In the entries below, find the line containing "What matplotlib code" and the line containing "e_multi = e_hyper". Copy those two lines and everything between them exactly, without the pictures.

[Start Data in this exercise]

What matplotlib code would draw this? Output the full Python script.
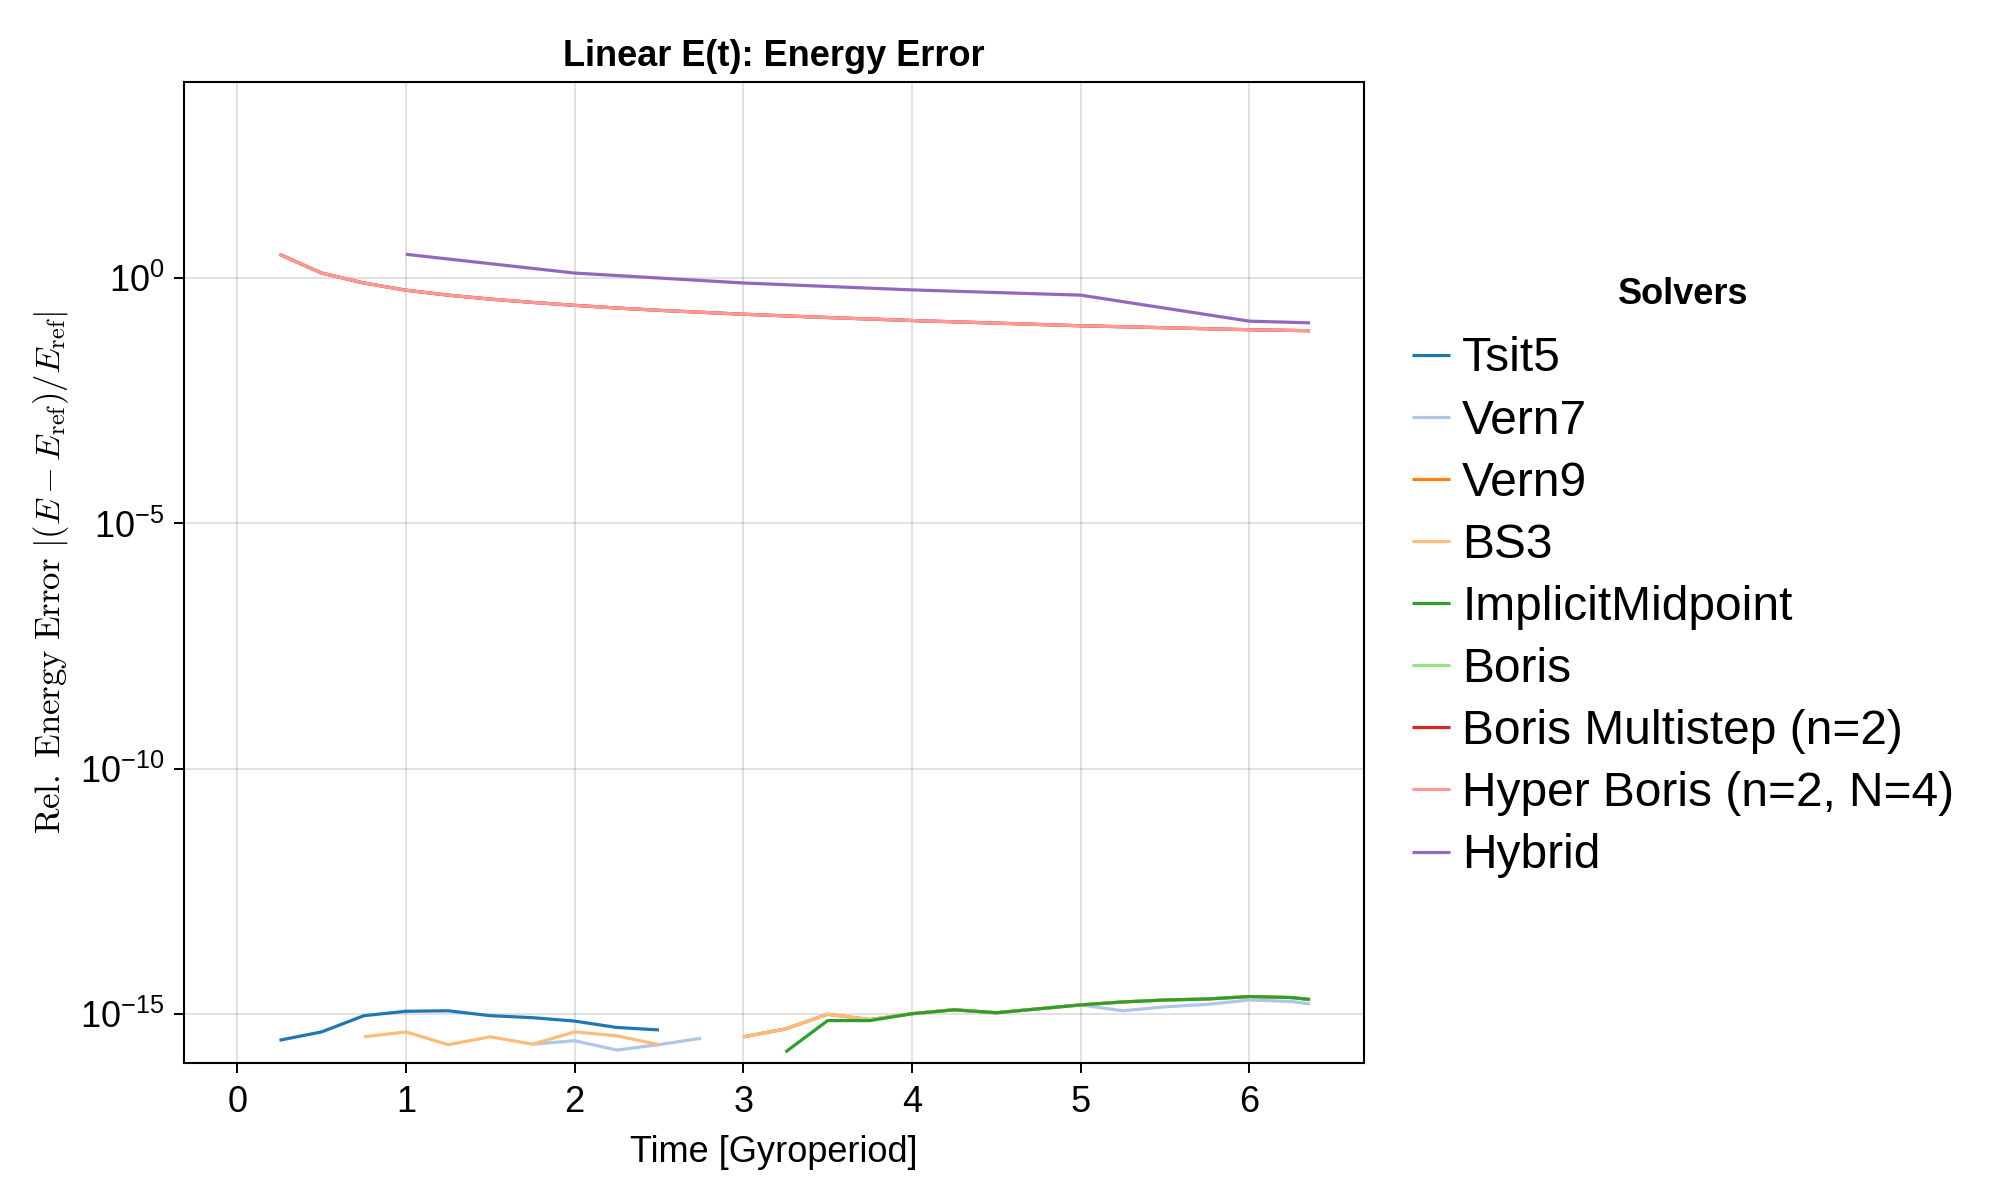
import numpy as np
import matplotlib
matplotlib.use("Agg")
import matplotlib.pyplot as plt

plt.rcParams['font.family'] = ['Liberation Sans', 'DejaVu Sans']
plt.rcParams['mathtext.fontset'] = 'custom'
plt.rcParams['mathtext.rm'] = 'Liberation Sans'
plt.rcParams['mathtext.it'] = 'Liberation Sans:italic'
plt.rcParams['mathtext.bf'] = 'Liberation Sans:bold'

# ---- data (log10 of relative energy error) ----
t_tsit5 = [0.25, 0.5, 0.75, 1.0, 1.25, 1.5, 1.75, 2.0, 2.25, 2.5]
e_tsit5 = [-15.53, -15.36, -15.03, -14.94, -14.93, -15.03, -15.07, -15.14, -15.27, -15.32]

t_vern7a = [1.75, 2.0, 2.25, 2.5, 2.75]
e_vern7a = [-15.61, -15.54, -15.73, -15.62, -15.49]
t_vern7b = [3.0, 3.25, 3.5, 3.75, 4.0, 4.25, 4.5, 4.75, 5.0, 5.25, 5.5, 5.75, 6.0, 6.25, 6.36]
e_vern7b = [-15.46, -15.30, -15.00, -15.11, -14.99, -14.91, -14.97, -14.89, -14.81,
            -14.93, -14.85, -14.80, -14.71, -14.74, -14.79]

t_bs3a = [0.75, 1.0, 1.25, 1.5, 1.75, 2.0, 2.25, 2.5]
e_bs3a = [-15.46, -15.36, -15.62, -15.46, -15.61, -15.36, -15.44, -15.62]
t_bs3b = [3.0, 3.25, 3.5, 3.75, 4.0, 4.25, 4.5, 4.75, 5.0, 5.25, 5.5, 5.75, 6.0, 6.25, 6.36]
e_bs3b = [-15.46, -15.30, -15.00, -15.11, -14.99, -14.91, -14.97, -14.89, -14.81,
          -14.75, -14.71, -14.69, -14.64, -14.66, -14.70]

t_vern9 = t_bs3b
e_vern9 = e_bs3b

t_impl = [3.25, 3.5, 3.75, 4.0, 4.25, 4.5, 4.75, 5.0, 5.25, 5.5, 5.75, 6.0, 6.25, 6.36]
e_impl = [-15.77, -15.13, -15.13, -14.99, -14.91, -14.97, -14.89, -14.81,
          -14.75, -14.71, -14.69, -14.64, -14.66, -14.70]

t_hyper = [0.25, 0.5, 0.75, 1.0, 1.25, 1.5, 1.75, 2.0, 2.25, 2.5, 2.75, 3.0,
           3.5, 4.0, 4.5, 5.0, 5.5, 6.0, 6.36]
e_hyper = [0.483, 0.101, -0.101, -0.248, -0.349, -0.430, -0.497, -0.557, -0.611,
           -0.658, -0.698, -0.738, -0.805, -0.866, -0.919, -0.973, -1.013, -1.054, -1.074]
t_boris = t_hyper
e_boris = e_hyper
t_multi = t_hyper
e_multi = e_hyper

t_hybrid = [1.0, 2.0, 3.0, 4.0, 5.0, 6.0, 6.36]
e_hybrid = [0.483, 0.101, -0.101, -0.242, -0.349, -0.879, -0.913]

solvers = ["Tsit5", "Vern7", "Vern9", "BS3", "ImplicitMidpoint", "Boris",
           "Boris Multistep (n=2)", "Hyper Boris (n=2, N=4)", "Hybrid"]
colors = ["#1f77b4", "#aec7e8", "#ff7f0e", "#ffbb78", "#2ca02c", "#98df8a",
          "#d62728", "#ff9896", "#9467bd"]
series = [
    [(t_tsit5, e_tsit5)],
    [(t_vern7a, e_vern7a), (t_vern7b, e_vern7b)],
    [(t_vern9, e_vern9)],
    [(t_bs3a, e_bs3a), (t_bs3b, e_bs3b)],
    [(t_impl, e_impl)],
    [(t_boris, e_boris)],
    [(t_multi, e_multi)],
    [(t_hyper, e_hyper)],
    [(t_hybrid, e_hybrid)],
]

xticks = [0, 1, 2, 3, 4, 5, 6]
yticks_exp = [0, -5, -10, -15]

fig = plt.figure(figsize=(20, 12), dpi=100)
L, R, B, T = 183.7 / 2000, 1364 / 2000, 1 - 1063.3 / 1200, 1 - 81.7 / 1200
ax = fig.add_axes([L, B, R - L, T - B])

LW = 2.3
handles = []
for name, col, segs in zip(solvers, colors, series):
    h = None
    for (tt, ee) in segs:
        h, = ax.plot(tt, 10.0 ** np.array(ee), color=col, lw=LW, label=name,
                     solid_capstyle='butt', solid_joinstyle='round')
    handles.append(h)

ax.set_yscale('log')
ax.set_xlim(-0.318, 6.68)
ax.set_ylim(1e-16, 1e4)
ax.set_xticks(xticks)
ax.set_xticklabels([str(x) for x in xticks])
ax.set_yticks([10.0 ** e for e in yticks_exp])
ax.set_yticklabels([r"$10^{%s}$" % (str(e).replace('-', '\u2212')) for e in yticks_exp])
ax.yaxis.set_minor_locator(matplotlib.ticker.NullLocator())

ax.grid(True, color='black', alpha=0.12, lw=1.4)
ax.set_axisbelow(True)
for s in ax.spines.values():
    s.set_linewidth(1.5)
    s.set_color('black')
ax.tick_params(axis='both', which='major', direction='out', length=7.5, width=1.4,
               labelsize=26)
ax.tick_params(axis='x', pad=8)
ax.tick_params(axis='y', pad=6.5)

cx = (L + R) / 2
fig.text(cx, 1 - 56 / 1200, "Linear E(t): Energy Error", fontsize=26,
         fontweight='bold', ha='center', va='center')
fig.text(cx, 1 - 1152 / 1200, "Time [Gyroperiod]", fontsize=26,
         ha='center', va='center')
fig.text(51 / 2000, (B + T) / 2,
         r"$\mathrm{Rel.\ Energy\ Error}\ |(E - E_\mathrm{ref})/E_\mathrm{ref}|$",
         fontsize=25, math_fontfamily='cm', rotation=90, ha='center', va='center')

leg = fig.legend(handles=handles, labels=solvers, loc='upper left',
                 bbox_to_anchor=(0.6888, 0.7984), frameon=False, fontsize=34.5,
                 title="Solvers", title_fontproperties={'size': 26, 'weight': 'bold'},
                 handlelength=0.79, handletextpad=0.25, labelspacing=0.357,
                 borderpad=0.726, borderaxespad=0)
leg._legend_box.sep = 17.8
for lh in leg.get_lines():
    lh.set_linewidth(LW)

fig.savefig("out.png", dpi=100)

[End Data in this exercise]
[Start Data in this exercise]

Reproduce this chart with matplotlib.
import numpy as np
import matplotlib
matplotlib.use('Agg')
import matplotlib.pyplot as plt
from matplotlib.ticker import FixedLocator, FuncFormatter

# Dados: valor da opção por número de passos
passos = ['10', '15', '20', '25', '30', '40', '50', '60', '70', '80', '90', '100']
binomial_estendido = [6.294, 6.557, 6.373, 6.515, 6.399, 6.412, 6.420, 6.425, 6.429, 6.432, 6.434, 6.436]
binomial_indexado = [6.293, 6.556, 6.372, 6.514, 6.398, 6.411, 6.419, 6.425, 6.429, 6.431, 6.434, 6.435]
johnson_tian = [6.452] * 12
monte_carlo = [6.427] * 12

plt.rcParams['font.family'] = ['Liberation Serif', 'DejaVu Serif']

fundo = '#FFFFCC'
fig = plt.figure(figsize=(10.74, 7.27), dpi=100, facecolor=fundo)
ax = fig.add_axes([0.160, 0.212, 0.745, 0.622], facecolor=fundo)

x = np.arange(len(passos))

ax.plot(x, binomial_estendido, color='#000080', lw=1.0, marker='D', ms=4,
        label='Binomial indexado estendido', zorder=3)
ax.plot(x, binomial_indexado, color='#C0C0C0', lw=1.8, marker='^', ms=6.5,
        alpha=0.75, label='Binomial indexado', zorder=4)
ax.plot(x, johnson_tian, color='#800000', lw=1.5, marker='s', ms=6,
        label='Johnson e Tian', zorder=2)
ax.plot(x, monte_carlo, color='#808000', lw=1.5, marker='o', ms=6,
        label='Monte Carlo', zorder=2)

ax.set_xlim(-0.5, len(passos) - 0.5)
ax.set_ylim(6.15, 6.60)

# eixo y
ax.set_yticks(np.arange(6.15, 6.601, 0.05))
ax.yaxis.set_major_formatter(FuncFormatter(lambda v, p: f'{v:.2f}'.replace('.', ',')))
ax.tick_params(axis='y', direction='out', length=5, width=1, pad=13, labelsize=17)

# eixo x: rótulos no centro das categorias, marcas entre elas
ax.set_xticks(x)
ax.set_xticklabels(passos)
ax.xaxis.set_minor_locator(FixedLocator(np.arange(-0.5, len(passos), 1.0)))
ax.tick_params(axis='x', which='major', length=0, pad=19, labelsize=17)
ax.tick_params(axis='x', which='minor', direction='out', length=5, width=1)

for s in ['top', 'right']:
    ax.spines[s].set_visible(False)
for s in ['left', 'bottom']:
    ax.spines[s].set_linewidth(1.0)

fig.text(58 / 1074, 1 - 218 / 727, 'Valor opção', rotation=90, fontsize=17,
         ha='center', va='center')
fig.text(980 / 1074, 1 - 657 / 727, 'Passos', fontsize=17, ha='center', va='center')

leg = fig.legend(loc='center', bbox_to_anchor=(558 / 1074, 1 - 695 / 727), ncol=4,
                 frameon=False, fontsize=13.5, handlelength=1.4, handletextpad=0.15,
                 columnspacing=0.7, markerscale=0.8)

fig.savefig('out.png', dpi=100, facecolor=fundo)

[End Data in this exercise]

Solution to the problem:
What matplotlib code would draw this? Output the full Python script.
import numpy as np
import matplotlib
matplotlib.use("Agg")
import matplotlib.pyplot as plt

plt.rcParams['font.family'] = ['Liberation Sans', 'DejaVu Sans']
plt.rcParams['mathtext.fontset'] = 'custom'
plt.rcParams['mathtext.rm'] = 'Liberation Sans'
plt.rcParams['mathtext.it'] = 'Liberation Sans:italic'
plt.rcParams['mathtext.bf'] = 'Liberation Sans:bold'

# ---- data (log10 of relative energy error) ----
t_tsit5 = [0.25, 0.5, 0.75, 1.0, 1.25, 1.5, 1.75, 2.0, 2.25, 2.5]
e_tsit5 = [-15.53, -15.36, -15.03, -14.94, -14.93, -15.03, -15.07, -15.14, -15.27, -15.32]

t_vern7a = [1.75, 2.0, 2.25, 2.5, 2.75]
e_vern7a = [-15.61, -15.54, -15.73, -15.62, -15.49]
t_vern7b = [3.0, 3.25, 3.5, 3.75, 4.0, 4.25, 4.5, 4.75, 5.0, 5.25, 5.5, 5.75, 6.0, 6.25, 6.36]
e_vern7b = [-15.46, -15.30, -15.00, -15.11, -14.99, -14.91, -14.97, -14.89, -14.81,
            -14.93, -14.85, -14.80, -14.71, -14.74, -14.79]

t_bs3a = [0.75, 1.0, 1.25, 1.5, 1.75, 2.0, 2.25, 2.5]
e_bs3a = [-15.46, -15.36, -15.62, -15.46, -15.61, -15.36, -15.44, -15.62]
t_bs3b = [3.0, 3.25, 3.5, 3.75, 4.0, 4.25, 4.5, 4.75, 5.0, 5.25, 5.5, 5.75, 6.0, 6.25, 6.36]
e_bs3b = [-15.46, -15.30, -15.00, -15.11, -14.99, -14.91, -14.97, -14.89, -14.81,
          -14.75, -14.71, -14.69, -14.64, -14.66, -14.70]

t_vern9 = t_bs3b
e_vern9 = e_bs3b

t_impl = [3.25, 3.5, 3.75, 4.0, 4.25, 4.5, 4.75, 5.0, 5.25, 5.5, 5.75, 6.0, 6.25, 6.36]
e_impl = [-15.77, -15.13, -15.13, -14.99, -14.91, -14.97, -14.89, -14.81,
          -14.75, -14.71, -14.69, -14.64, -14.66, -14.70]

t_hyper = [0.25, 0.5, 0.75, 1.0, 1.25, 1.5, 1.75, 2.0, 2.25, 2.5, 2.75, 3.0,
           3.5, 4.0, 4.5, 5.0, 5.5, 6.0, 6.36]
e_hyper = [0.483, 0.101, -0.101, -0.248, -0.349, -0.430, -0.497, -0.557, -0.611,
           -0.658, -0.698, -0.738, -0.805, -0.866, -0.919, -0.973, -1.013, -1.054, -1.074]
t_boris = t_hyper
e_boris = e_hyper
t_multi = t_hyper
e_multi = e_hyper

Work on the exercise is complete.